** begin Records to process **
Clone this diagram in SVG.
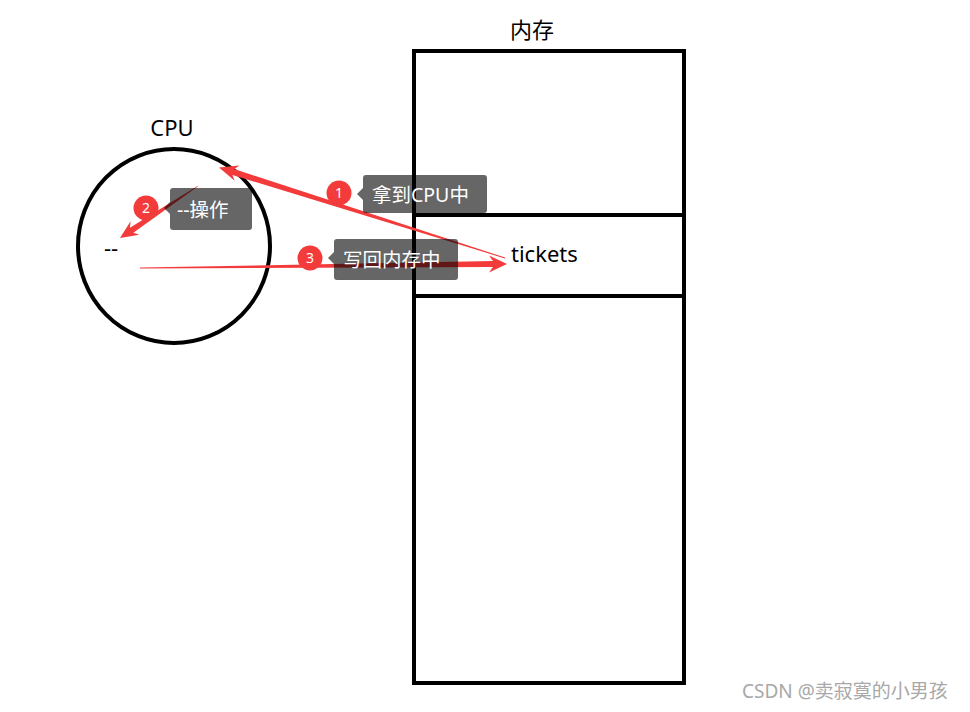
<svg xmlns="http://www.w3.org/2000/svg" width="970" height="712" viewBox="0 0 970 712">
<style>
text{font-family:"Noto Sans","Noto Sans CJK SC",sans-serif;}
.blk{fill:none;stroke:#000;stroke-width:4;}
.lbl{fill:#000;font-size:22px;}
.arr{fill:#f33b3b;}
.tip{fill:#000;fill-opacity:0.6;}
.tipt{fill:#fff;font-size:19.5px;}
.badge{fill:#f33b3b;}
.bt{fill:#fff;font-size:14px;text-anchor:middle;}
</style>
<rect width="970" height="712" fill="#fff"/>
<g id="memory">
<rect class="blk" x="414" y="51" width="270" height="632"/>
<line class="blk" x1="414" y1="215" x2="684" y2="215"/>
<line class="blk" x1="414" y1="296" x2="684" y2="296"/>
<text class="lbl" x="532" y="38" text-anchor="middle">内存</text>
<text class="lbl" x="511" y="262" font-size="24">tickets</text>
</g>
<g id="cpu">
<ellipse class="blk" cx="174" cy="246" rx="96" ry="97"/>
<text class="lbl" x="172" y="136" text-anchor="middle">CPU</text>
<text class="lbl" x="104" y="256">--</text>
</g>
<g id="connectors">
<polygon class="arr" points="505.2,257.6 234.2,169.1 239.5,165.6 219,167.5 234.7,180.8 232.4,174.9 504.8,258.4"/>
<polygon class="arr" points="198.1,186.2 133.3,232.7 139.4,234.7 120,238 130.6,221.3 129.9,227.7 197.9,185.8"/>
<polygon class="arr" points="140,268.4 493,267 489,272.5 507,264 489,255.5 493,261 140,267.6"/>
</g>
<g id="label1">
<rect class="tip" x="363" y="175" width="124" height="38" rx="3"/>
<polygon class="tip" points="363,188 357,194 363,200"/>
<text class="tipt" x="372" y="202">拿到CPU中</text>
<circle class="badge" cx="339" cy="193" r="12.5"/>
<text class="bt" x="339" y="198">1</text>
</g>
<g id="label2">
<rect class="tip" x="170" y="188" width="82" height="42" rx="3"/>
<polygon class="tip" points="170,202 164,208 170,214"/>
<text class="tipt" x="177" y="217">--操作</text>
<circle class="badge" cx="146" cy="208" r="12.5"/>
<text class="bt" x="146" y="213">2</text>
</g>
<g id="label3">
<rect class="tip" x="334" y="239" width="124" height="41" rx="3"/>
<polygon class="tip" points="334,252 328,258 334,264"/>
<text class="tipt" x="343" y="267">写回内存中</text>
<circle class="badge" cx="310" cy="258" r="12.5"/>
<text class="bt" x="310" y="263">3</text>
</g>
<text x="742" y="698" fill="#a8a8a8" font-size="19">CSDN @卖寂寞的小男孩</text>
</svg>
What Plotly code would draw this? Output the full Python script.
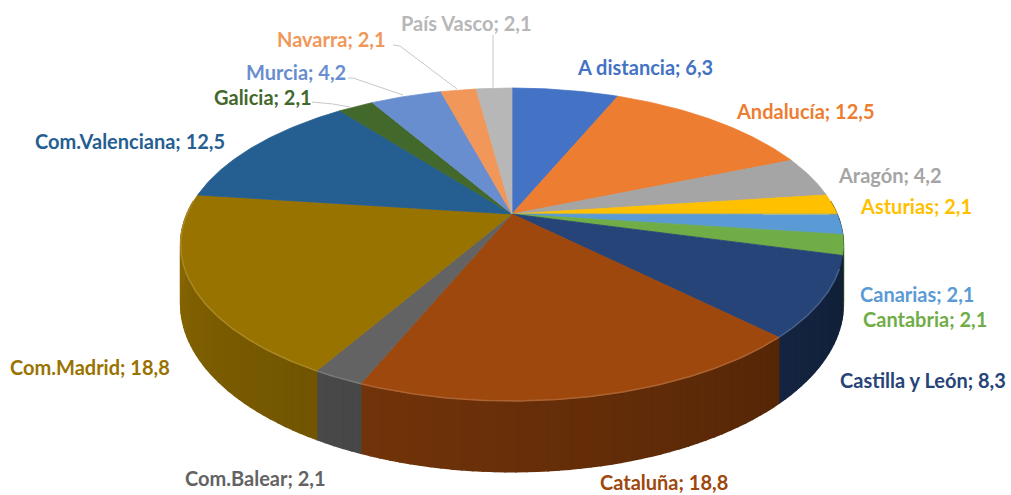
** end Records to process **
Exercise objective: Will you restate every entry word for word and omit the images?

Answer:
Clone this diagram in SVG.
<svg xmlns="http://www.w3.org/2000/svg" width="970" height="712" viewBox="0 0 970 712">
<style>
text{font-family:"Noto Sans","Noto Sans CJK SC",sans-serif;}
.blk{fill:none;stroke:#000;stroke-width:4;}
.lbl{fill:#000;font-size:22px;}
.arr{fill:#f33b3b;}
.tip{fill:#000;fill-opacity:0.6;}
.tipt{fill:#fff;font-size:19.5px;}
.badge{fill:#f33b3b;}
.bt{fill:#fff;font-size:14px;text-anchor:middle;}
</style>
<rect width="970" height="712" fill="#fff"/>
<g id="memory">
<rect class="blk" x="414" y="51" width="270" height="632"/>
<line class="blk" x1="414" y1="215" x2="684" y2="215"/>
<line class="blk" x1="414" y1="296" x2="684" y2="296"/>
<text class="lbl" x="532" y="38" text-anchor="middle">内存</text>
<text class="lbl" x="511" y="262" font-size="24">tickets</text>
</g>
<g id="cpu">
<ellipse class="blk" cx="174" cy="246" rx="96" ry="97"/>
<text class="lbl" x="172" y="136" text-anchor="middle">CPU</text>
<text class="lbl" x="104" y="256">--</text>
</g>
<g id="connectors">
<polygon class="arr" points="505.2,257.6 234.2,169.1 239.5,165.6 219,167.5 234.7,180.8 232.4,174.9 504.8,258.4"/>
<polygon class="arr" points="198.1,186.2 133.3,232.7 139.4,234.7 120,238 130.6,221.3 129.9,227.7 197.9,185.8"/>
<polygon class="arr" points="140,268.4 493,267 489,272.5 507,264 489,255.5 493,261 140,267.6"/>
</g>
<g id="label1">
<rect class="tip" x="363" y="175" width="124" height="38" rx="3"/>
<polygon class="tip" points="363,188 357,194 363,200"/>
<text class="tipt" x="372" y="202">拿到CPU中</text>
<circle class="badge" cx="339" cy="193" r="12.5"/>
<text class="bt" x="339" y="198">1</text>
</g>
<g id="label2">
<rect class="tip" x="170" y="188" width="82" height="42" rx="3"/>
<polygon class="tip" points="170,202 164,208 170,214"/>
<text class="tipt" x="177" y="217">--操作</text>
<circle class="badge" cx="146" cy="208" r="12.5"/>
<text class="bt" x="146" y="213">2</text>
</g>
<g id="label3">
<rect class="tip" x="334" y="239" width="124" height="41" rx="3"/>
<polygon class="tip" points="334,252 328,258 334,264"/>
<text class="tipt" x="343" y="267">写回内存中</text>
<circle class="badge" cx="310" cy="258" r="12.5"/>
<text class="bt" x="310" y="263">3</text>
</g>
<text x="742" y="698" fill="#a8a8a8" font-size="19">CSDN @卖寂寞的小男孩</text>
</svg>
What Plotly code would draw this? Output the full Python script.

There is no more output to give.